- Exercise task:
Without the pictures, return all of the material exactly as written.

— Start —

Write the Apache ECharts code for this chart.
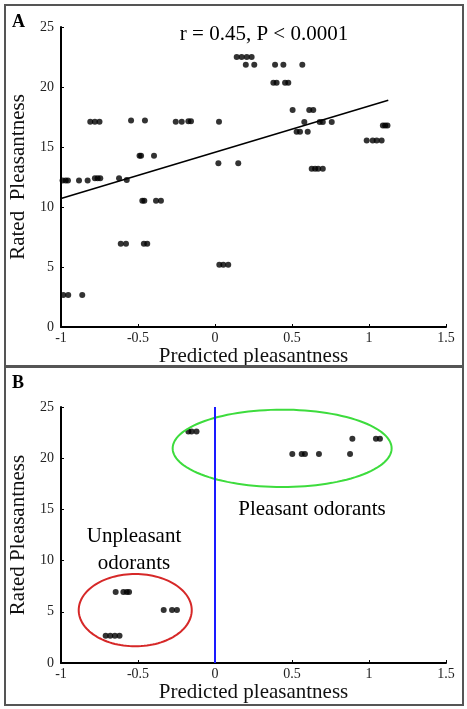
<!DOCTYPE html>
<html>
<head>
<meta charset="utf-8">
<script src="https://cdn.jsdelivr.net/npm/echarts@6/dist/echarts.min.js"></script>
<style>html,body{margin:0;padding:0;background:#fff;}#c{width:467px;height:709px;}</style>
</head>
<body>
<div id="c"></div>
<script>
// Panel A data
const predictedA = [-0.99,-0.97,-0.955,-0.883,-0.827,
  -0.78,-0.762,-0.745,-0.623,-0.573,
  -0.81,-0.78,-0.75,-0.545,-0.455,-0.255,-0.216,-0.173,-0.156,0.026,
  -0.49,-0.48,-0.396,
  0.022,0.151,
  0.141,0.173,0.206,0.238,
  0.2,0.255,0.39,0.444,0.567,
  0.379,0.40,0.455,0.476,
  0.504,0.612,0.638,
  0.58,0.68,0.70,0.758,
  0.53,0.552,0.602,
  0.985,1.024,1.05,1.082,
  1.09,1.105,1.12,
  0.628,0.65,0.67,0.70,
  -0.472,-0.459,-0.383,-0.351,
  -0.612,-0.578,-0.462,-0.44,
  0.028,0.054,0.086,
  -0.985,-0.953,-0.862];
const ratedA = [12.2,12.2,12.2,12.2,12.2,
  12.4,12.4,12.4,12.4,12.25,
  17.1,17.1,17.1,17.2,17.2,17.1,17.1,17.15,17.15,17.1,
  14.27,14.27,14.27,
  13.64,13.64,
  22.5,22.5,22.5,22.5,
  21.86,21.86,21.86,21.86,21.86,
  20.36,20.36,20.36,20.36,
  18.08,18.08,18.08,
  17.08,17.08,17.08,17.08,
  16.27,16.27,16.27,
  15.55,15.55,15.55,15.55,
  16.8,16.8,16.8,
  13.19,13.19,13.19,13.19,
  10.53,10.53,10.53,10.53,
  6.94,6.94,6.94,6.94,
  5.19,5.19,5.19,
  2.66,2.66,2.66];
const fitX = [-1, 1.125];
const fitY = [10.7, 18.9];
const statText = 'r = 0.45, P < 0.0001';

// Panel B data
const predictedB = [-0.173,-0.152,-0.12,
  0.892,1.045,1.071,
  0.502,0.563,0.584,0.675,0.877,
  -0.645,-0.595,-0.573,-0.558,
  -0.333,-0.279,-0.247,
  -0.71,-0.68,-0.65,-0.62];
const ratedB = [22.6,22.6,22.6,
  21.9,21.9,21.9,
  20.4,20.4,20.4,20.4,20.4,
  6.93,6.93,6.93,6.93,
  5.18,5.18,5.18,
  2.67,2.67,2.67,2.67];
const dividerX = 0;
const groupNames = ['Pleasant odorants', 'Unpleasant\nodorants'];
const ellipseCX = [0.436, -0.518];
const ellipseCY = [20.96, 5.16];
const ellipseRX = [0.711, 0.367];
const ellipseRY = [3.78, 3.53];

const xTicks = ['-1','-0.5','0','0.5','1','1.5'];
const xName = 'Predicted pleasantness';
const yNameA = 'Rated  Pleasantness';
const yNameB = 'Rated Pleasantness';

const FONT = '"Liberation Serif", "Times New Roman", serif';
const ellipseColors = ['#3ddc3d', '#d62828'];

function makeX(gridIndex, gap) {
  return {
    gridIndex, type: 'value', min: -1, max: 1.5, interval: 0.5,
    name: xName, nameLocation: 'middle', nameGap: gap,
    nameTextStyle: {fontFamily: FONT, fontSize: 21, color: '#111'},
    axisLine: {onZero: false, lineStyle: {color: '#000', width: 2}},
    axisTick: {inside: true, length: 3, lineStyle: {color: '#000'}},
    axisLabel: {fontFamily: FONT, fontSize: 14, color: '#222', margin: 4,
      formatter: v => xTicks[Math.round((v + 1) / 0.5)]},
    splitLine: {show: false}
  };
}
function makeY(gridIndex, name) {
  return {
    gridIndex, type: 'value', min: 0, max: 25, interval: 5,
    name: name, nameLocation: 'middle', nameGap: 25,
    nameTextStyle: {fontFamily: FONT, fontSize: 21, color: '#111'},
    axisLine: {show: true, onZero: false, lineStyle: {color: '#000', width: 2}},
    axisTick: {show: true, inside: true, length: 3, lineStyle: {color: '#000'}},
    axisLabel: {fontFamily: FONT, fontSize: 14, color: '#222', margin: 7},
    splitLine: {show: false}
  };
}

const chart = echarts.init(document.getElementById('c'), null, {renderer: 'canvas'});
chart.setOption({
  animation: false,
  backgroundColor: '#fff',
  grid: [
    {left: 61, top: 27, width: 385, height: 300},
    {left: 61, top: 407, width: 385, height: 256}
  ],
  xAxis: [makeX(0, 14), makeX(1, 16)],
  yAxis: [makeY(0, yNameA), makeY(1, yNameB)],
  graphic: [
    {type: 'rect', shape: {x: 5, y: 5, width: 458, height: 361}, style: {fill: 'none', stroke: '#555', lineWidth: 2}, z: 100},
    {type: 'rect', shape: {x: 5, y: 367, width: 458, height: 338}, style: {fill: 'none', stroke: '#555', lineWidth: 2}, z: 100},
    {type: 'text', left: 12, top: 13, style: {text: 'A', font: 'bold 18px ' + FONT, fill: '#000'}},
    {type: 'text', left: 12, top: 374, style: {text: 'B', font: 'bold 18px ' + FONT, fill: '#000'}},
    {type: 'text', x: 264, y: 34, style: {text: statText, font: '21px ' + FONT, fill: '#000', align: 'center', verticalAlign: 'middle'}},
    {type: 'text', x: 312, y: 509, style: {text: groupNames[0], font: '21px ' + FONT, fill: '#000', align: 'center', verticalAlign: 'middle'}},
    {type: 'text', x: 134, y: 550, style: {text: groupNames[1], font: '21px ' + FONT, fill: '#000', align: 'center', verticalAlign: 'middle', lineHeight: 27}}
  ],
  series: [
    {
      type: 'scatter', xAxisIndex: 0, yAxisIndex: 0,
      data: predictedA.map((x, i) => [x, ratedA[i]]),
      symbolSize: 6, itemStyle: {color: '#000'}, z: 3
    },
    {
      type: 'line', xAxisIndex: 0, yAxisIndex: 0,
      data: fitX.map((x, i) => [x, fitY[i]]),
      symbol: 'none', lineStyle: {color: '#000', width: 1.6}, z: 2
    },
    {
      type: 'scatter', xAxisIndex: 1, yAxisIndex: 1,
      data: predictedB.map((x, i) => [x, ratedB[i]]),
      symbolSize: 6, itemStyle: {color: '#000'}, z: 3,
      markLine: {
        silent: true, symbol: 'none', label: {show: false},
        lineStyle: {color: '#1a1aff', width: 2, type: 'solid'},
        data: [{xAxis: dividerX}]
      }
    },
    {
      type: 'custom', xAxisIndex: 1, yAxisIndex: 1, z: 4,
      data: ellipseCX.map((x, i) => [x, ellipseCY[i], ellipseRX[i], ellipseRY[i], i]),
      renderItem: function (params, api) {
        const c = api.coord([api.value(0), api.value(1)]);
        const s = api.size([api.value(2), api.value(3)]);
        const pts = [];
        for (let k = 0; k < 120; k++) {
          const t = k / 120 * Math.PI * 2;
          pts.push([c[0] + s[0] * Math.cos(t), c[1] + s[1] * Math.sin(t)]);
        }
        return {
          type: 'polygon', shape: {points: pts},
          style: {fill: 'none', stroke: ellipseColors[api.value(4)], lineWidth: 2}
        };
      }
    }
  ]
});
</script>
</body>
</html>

— End —

- The completed task:
Write the Apache ECharts code for this chart.
<!DOCTYPE html>
<html>
<head>
<meta charset="utf-8">
<script src="https://cdn.jsdelivr.net/npm/echarts@6/dist/echarts.min.js"></script>
<style>html,body{margin:0;padding:0;background:#fff;}#c{width:467px;height:709px;}</style>
</head>
<body>
<div id="c"></div>
<script>
// Panel A data
const predictedA = [-0.99,-0.97,-0.955,-0.883,-0.827,
  -0.78,-0.762,-0.745,-0.623,-0.573,
  -0.81,-0.78,-0.75,-0.545,-0.455,-0.255,-0.216,-0.173,-0.156,0.026,
  -0.49,-0.48,-0.396,
  0.022,0.151,
  0.141,0.173,0.206,0.238,
  0.2,0.255,0.39,0.444,0.567,
  0.379,0.40,0.455,0.476,
  0.504,0.612,0.638,
  0.58,0.68,0.70,0.758,
  0.53,0.552,0.602,
  0.985,1.024,1.05,1.082,
  1.09,1.105,1.12,
  0.628,0.65,0.67,0.70,
  -0.472,-0.459,-0.383,-0.351,
  -0.612,-0.578,-0.462,-0.44,
  0.028,0.054,0.086,
  -0.985,-0.953,-0.862];
const ratedA = [12.2,12.2,12.2,12.2,12.2,
  12.4,12.4,12.4,12.4,12.25,
  17.1,17.1,17.1,17.2,17.2,17.1,17.1,17.15,17.15,17.1,
  14.27,14.27,14.27,
  13.64,13.64,
  22.5,22.5,22.5,22.5,
  21.86,21.86,21.86,21.86,21.86,
  20.36,20.36,20.36,20.36,
  18.08,18.08,18.08,
  17.08,17.08,17.08,17.08,
  16.27,16.27,16.27,
  15.55,15.55,15.55,15.55,
  16.8,16.8,16.8,
  13.19,13.19,13.19,13.19,
  10.53,10.53,10.53,10.53,
  6.94,6.94,6.94,6.94,
  5.19,5.19,5.19,
  2.66,2.66,2.66];
const fitX = [-1, 1.125];
const fitY = [10.7, 18.9];
const statText = 'r = 0.45, P < 0.0001';

// Panel B data
const predictedB = [-0.173,-0.152,-0.12,
  0.892,1.045,1.071,
  0.502,0.563,0.584,0.675,0.877,
  -0.645,-0.595,-0.573,-0.558,
  -0.333,-0.279,-0.247,
  -0.71,-0.68,-0.65,-0.62];
const ratedB = [22.6,22.6,22.6,
  21.9,21.9,21.9,
  20.4,20.4,20.4,20.4,20.4,
  6.93,6.93,6.93,6.93,
  5.18,5.18,5.18,
  2.67,2.67,2.67,2.67];
const dividerX = 0;
const groupNames = ['Pleasant odorants', 'Unpleasant\nodorants'];
const ellipseCX = [0.436, -0.518];
const ellipseCY = [20.96, 5.16];
const ellipseRX = [0.711, 0.367];
const ellipseRY = [3.78, 3.53];

const xTicks = ['-1','-0.5','0','0.5','1','1.5'];
const xName = 'Predicted pleasantness';
const yNameA = 'Rated  Pleasantness';
const yNameB = 'Rated Pleasantness';

const FONT = '"Liberation Serif", "Times New Roman", serif';
const ellipseColors = ['#3ddc3d', '#d62828'];

function makeX(gridIndex, gap) {
  return {
    gridIndex, type: 'value', min: -1, max: 1.5, interval: 0.5,
    name: xName, nameLocation: 'middle', nameGap: gap,
    nameTextStyle: {fontFamily: FONT, fontSize: 21, color: '#111'},
    axisLine: {onZero: false, lineStyle: {color: '#000', width: 2}},
    axisTick: {inside: true, length: 3, lineStyle: {color: '#000'}},
    axisLabel: {fontFamily: FONT, fontSize: 14, color: '#222', margin: 4,
      formatter: v => xTicks[Math.round((v + 1) / 0.5)]},
    splitLine: {show: false}
  };
}
function makeY(gridIndex, name) {
  return {
    gridIndex, type: 'value', min: 0, max: 25, interval: 5,
    name: name, nameLocation: 'middle', nameGap: 25,
    nameTextStyle: {fontFamily: FONT, fontSize: 21, color: '#111'},
    axisLine: {show: true, onZero: false, lineStyle: {color: '#000', width: 2}},
    axisTick: {show: true, inside: true, length: 3, lineStyle: {color: '#000'}},
    axisLabel: {fontFamily: FONT, fontSize: 14, color: '#222', margin: 7},
    splitLine: {show: false}
  };
}

const chart = echarts.init(document.getElementById('c'), null, {renderer: 'canvas'});
chart.setOption({
  animation: false,
  backgroundColor: '#fff',
  grid: [
    {left: 61, top: 27, width: 385, height: 300},
    {left: 61, top: 407, width: 385, height: 256}
  ],
  xAxis: [makeX(0, 14), makeX(1, 16)],
  yAxis: [makeY(0, yNameA), makeY(1, yNameB)],
  graphic: [
    {type: 'rect', shape: {x: 5, y: 5, width: 458, height: 361}, style: {fill: 'none', stroke: '#555', lineWidth: 2}, z: 100},
    {type: 'rect', shape: {x: 5, y: 367, width: 458, height: 338}, style: {fill: 'none', stroke: '#555', lineWidth: 2}, z: 100},
    {type: 'text', left: 12, top: 13, style: {text: 'A', font: 'bold 18px ' + FONT, fill: '#000'}},
    {type: 'text', left: 12, top: 374, style: {text: 'B', font: 'bold 18px ' + FONT, fill: '#000'}},
    {type: 'text', x: 264, y: 34, style: {text: statText, font: '21px ' + FONT, fill: '#000', align: 'center', verticalAlign: 'middle'}},
    {type: 'text', x: 312, y: 509, style: {text: groupNames[0], font: '21px ' + FONT, fill: '#000', align: 'center', verticalAlign: 'middle'}},
    {type: 'text', x: 134, y: 550, style: {text: groupNames[1], font: '21px ' + FONT, fill: '#000', align: 'center', verticalAlign: 'middle', lineHeight: 27}}
  ],
  series: [
    {
      type: 'scatter', xAxisIndex: 0, yAxisIndex: 0,
      data: predictedA.map((x, i) => [x, ratedA[i]]),
      symbolSize: 6, itemStyle: {color: '#000'}, z: 3
    },
    {
      type: 'line', xAxisIndex: 0, yAxisIndex: 0,
      data: fitX.map((x, i) => [x, fitY[i]]),
      symbol: 'none', lineStyle: {color: '#000', width: 1.6}, z: 2
    },
    {
      type: 'scatter', xAxisIndex: 1, yAxisIndex: 1,
      data: predictedB.map((x, i) => [x, ratedB[i]]),
      symbolSize: 6, itemStyle: {color: '#000'}, z: 3,
      markLine: {
        silent: true, symbol: 'none', label: {show: false},
        lineStyle: {color: '#1a1aff', width: 2, type: 'solid'},
        data: [{xAxis: dividerX}]
      }
    },
    {
      type: 'custom', xAxisIndex: 1, yAxisIndex: 1, z: 4,
      data: ellipseCX.map((x, i) => [x, ellipseCY[i], ellipseRX[i], ellipseRY[i], i]),
      renderItem: function (params, api) {
        const c = api.coord([api.value(0), api.value(1)]);
        const s = api.size([api.value(2), api.value(3)]);
        const pts = [];
        for (let k = 0; k < 120; k++) {
          const t = k / 120 * Math.PI * 2;
          pts.push([c[0] + s[0] * Math.cos(t), c[1] + s[1] * Math.sin(t)]);
        }
        return {
          type: 'polygon', shape: {points: pts},
          style: {fill: 'none', stroke: ellipseColors[api.value(4)], lineWidth: 2}
        };
      }
    }
  ]
});
</script>
</body>
</html>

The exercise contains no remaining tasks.